Two Hidden Lessons from BP’s Crisis

The oil spill in the Gulf of Mexico continues to generate no shortage of commentary.  Not only on the environmental, political, and economic consequences of the disaster, but also on a topic much more personal for corporate communicators: BP’s communications strategy.  If you’ve seen such commentary from activists (e.g., James Hoggan) or from news outlets covering the broader story (e.g., CNN), you’ve likely noticed a certain schadenfreude that permeates these remarks.  Of course, this makes them interesting, but mostly irrelevant to corporate communications professionals, aside from the minority who are responsible for crisis response in companies capable of major industrial accidents.

For the rest of us – and even for that minority – there are a couple lessons to be gleaned from BP’s handling of the Gulf Coast oil spill.  Lessons that are more subtle than the prevailing commentary and much more relevant.  

1)  Corporate “reputation” is merely the standard to which a company will be held, not a “bank of goodwill” that you can draw upon in times of crisis.  BP’s previous efforts to reposition its corporate image (e.g., “beyond petroleum” slogan, green logo) did nothing to shield it from criticism in the face of an actual disaster. 

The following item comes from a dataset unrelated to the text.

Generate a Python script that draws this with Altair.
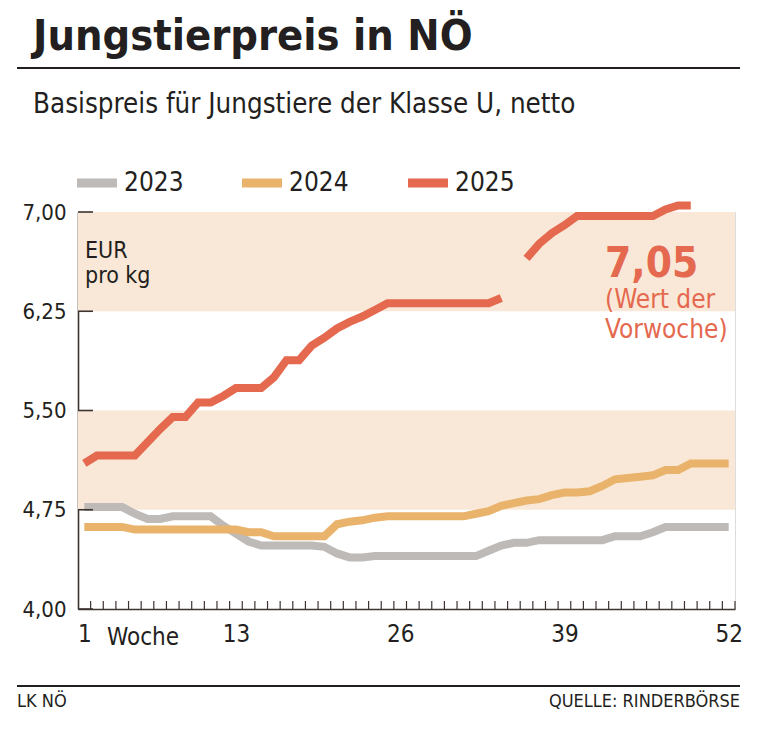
import altair as alt
import pandas as pd

# ---------------- data ----------------
weeks = list(range(1, 53))
years = ["2023", "2024", "2025"]
colors = ["#bdbab8", "#e9b36b", "#e4694f"]

p2023 = [4.77, 4.77, 4.77, 4.77, 4.72, 4.68, 4.68, 4.70, 4.70, 4.70,
         4.70, 4.63, 4.57, 4.51, 4.48, 4.48, 4.48, 4.48, 4.48, 4.47,
         4.42, 4.39, 4.39, 4.40, 4.40, 4.40, 4.40, 4.40, 4.40, 4.40,
         4.40, 4.40, 4.44, 4.48, 4.50, 4.50, 4.52, 4.52, 4.52, 4.52,
         4.52, 4.52, 4.55, 4.55, 4.55, 4.58, 4.62, 4.62, 4.62, 4.62,
         4.62, 4.62]
p2024 = [4.62, 4.62, 4.62, 4.62, 4.60, 4.60, 4.60, 4.60, 4.60, 4.60,
         4.60, 4.60, 4.60, 4.58, 4.58, 4.55, 4.55, 4.55, 4.55, 4.55,
         4.64, 4.66, 4.67, 4.69, 4.70, 4.70, 4.70, 4.70, 4.70, 4.70,
         4.70, 4.72, 4.74, 4.78, 4.80, 4.82, 4.83, 4.86, 4.88, 4.88,
         4.89, 4.93, 4.98, 4.99, 5.00, 5.01, 5.05, 5.05, 5.10, 5.10,
         5.10, 5.10]
p2025 = [5.10, 5.16, 5.16, 5.16, 5.16, 5.26, 5.36, 5.45, 5.45, 5.56,
         5.56, 5.61, 5.67, 5.67, 5.67, 5.75, 5.88, 5.88, 5.99, 6.05,
         6.12, 6.17, 6.21, 6.26, 6.31, 6.31, 6.31, 6.31, 6.31, 6.31,
         6.31, 6.31, 6.31, 6.35, None, 6.65, 6.76, 6.84, 6.90, 6.97,
         6.97, 6.97, 6.97, 6.97, 6.97, 6.97, 7.02, 7.05, 7.05]

y_ticks = [4.00, 4.75, 5.50, 6.25, 7.00]
x_labels = [1, 13, 26, 39, 52]
bands = [(4.75, 5.50), (6.25, 7.00)]

# ---------------- tables ----------------
rows = []
for yr, vals in zip(years, [p2023, p2024, p2025]):
    seg = 0
    for w, v in zip(weeks, vals):
        if v is None:
            seg += 1
            continue
        rows.append({"week": w, "price": v, "year": yr, "seg": f"{yr}-{seg}"})
df = pd.DataFrame(rows)
band_df = pd.DataFrame({"lo": [b[0] for b in bands], "hi": [b[1] for b in bands]})
ytick_df = pd.DataFrame({"v": y_ticks})
xtick_df = pd.DataFrame({"b": [w + 0.5 for w in weeks]})
one = pd.DataFrame({"a": [0]})

FONT = "Liberation Sans Narrow, DejaVu Sans Condensed, sans-serif"
INK = "#231f20"
AXIS = "#3c3431"
BAND = "#f9e8d7"
W, H = 657, 397

xs = alt.Scale(domain=[0.5, 52.5], nice=False, zero=False)
ys = alt.Scale(domain=[4.0, 7.0], nice=False, zero=False)

band_layer = alt.Chart(band_df).mark_rect(color=BAND).encode(
    x=alt.value(0), x2=alt.value(W),
    y=alt.Y("lo:Q", scale=ys), y2="hi:Q")

lines = alt.Chart(df).mark_line(strokeWidth=8, strokeJoin="miter", strokeCap="butt").encode(
    x=alt.X("week:Q", scale=xs,
            axis=alt.Axis(values=x_labels, format="d", title=None, grid=False,
                          ticks=False, tickSize=0, domainColor=AXIS, domainWidth=1.6,
                          labelFont=FONT, labelFontSize=24, labelColor=INK,
                          labelPadding=13)),
    y=alt.Y("price:Q", scale=ys,
            axis=alt.Axis(values=y_ticks, title=None, grid=False, ticks=False, tickSize=0,
                          labelExpr="replace(format(datum.value, '.2f'), '.', ',')",
                          domainColor=AXIS, domainWidth=1.6,
                          labelFont=FONT, labelFontSize=22, labelColor=INK,
                          labelPadding=12)),
    color=alt.Color("year:N", scale=alt.Scale(domain=years, range=colors), legend=None),
    detail="seg:N",
)

ytick_layer = alt.Chart(ytick_df).mark_rule(color=AXIS, strokeWidth=1.6).encode(
    y=alt.Y("v:Q", scale=ys), x=alt.value(0), x2=alt.value(15))
xtick_layer = alt.Chart(xtick_df).mark_rule(color=AXIS, strokeWidth=1.2).encode(
    x=alt.X("b:Q", scale=xs), y=alt.value(H), y2=alt.value(H - 8))


def txt(s, x, y, size, color=INK, weight="normal", align="left"):
    return alt.Chart(one).mark_text(
        text=s, font=FONT, fontSize=size, fontWeight=weight, color=color,
        align=align, baseline="alphabetic").encode(x=alt.value(x), y=alt.value(y))


def hrule(x1, x2, y, width, color=INK):
    return alt.Chart(one).mark_rule(color=color, strokeWidth=width).encode(
        x=alt.value(x1), x2=alt.value(x2), y=alt.value(y))


layers = [band_layer, lines, ytick_layer, xtick_layer]

# header
layers.append(txt("Jungstierpreis in NÖ", -45, -162, 43, weight="bold"))
layers.append(hrule(-61, 662, -144, 2))
layers.append(txt("Basispreis für Jungstiere der Klasse U, netto", -45, -99, 27.5))

# legend
leg_x = [-1, 164, 330]
for yr, col, lx in zip(years, colors, leg_x):
    layers.append(hrule(lx, lx + 40, -29, 9, color=col))
    layers.append(txt(yr, lx + 47, -21, 26))

# annotations inside plot
layers.append(txt("EUR", 7, 46, 23))
layers.append(txt("pro kg", 7, 71, 23))
layers.append(txt("7,05", 527, 65, 42, color=colors[2], weight="bold"))
layers.append(txt("(Wert der", 527, 96, 26, color=colors[2]))
layers.append(txt("Vorwoche)", 527, 126, 26, color=colors[2]))
layers.append(txt("Woche", 29, 433, 24))

# footer
layers.append(hrule(-61, 662, 474, 2))
layers.append(txt("LK NÖ", -61, 495, 18))
layers.append(txt("QUELLE: RINDERBÖRSE", 662, 495, 18, align="right"))

chart = alt.layer(*layers).properties(
    width=W, height=H,
    autosize=alt.AutoSizeParams(type="none"),
    padding={"left": 70, "top": 204, "right": 20, "bottom": 110},
).configure_view(stroke=None).configure(background="white")

chart.save("out.html", embed_options={"renderer": "svg", "actions": False})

Some have argued that BP did not do enough in advance of this spill to put substance behind its image.  But a look at earlier, arguably less severe, incidents involving BP in Texas City, Texas (2005), and Prudhoe Bay, Alaska (2006), suggest otherwise: BP’s reputation in 2005 was the envy of its industry and put it among the world’s most admired companies.  However, the “penalty” in terms of share price and image after those incidents was just as extreme, culminating in the “early retirement” of then-CEO John Browne, a fate many commentators anticipate for his successor, Tony Hayward.

Our research shows that a person’s opinion of a company (absent some emotional attachment) is highly fickle and determined by experience, not company statements or generic reputation.  If there is an opportunity to build up anything like a “bank,” it would have to be in the accrual of emotional connections, i.e., feelings of ownership and shared identity with the company. This is admittedly difficult for companies to create, but not impossible.  CEC members can learn more about how the best companies cultivate and use that sort of emotional connection by clicking here.

2)  Communicators should proactively manage “primary” reputation risks and merely be ready to react to “secondary” reputation risks.  By “primary” risks, I mean those risks that actually result from changing perceptions of the company, as opposed to actual events.  One example is the recent negative press around investment banking bonuses: the bonuses aren’t new; the public’s expectations of the industry and its response to bonuses in light of the financial crises changed.  Communications can actually do something to manage primary risks by monitoring shifts in stakeholder expectations, then (a) sensitizing business decision-makers to those shifts, and (b) aligning company messaging to the new expectations.  Interested in learning more?  Check out our best-practice case studies from Cadbury and Capital One.

“Secondary” risks, such as those stemming from accidents, accounting scandals, or noncompliance with safety or environmental standards, can best be managed by Operations, HR, or Legal; all Communications can do is have a good agency partner on hand to help with the volume of communication required if disaster strikes.  BP’s communication team may not have done everything right, but none of the many things they have done right will matter until their operations team can stop the spill.

Those are my thoughts, but I’d be very interested in hearing from readers — what lessons have YOU learned after observing BP’s crisis ?

Comments from the Network (2)

  1. Fred Kesinger
    on 15 July 2010
    Respond

    Sometimes even the biggest companies put the bottom line ahead of safety and environment.

  2. CEC Insider » What’s Worse than a Crisis?
    on 3 August 2011
    Respond

    [...] Two Hidden Lessons from BP’s Crisis [...]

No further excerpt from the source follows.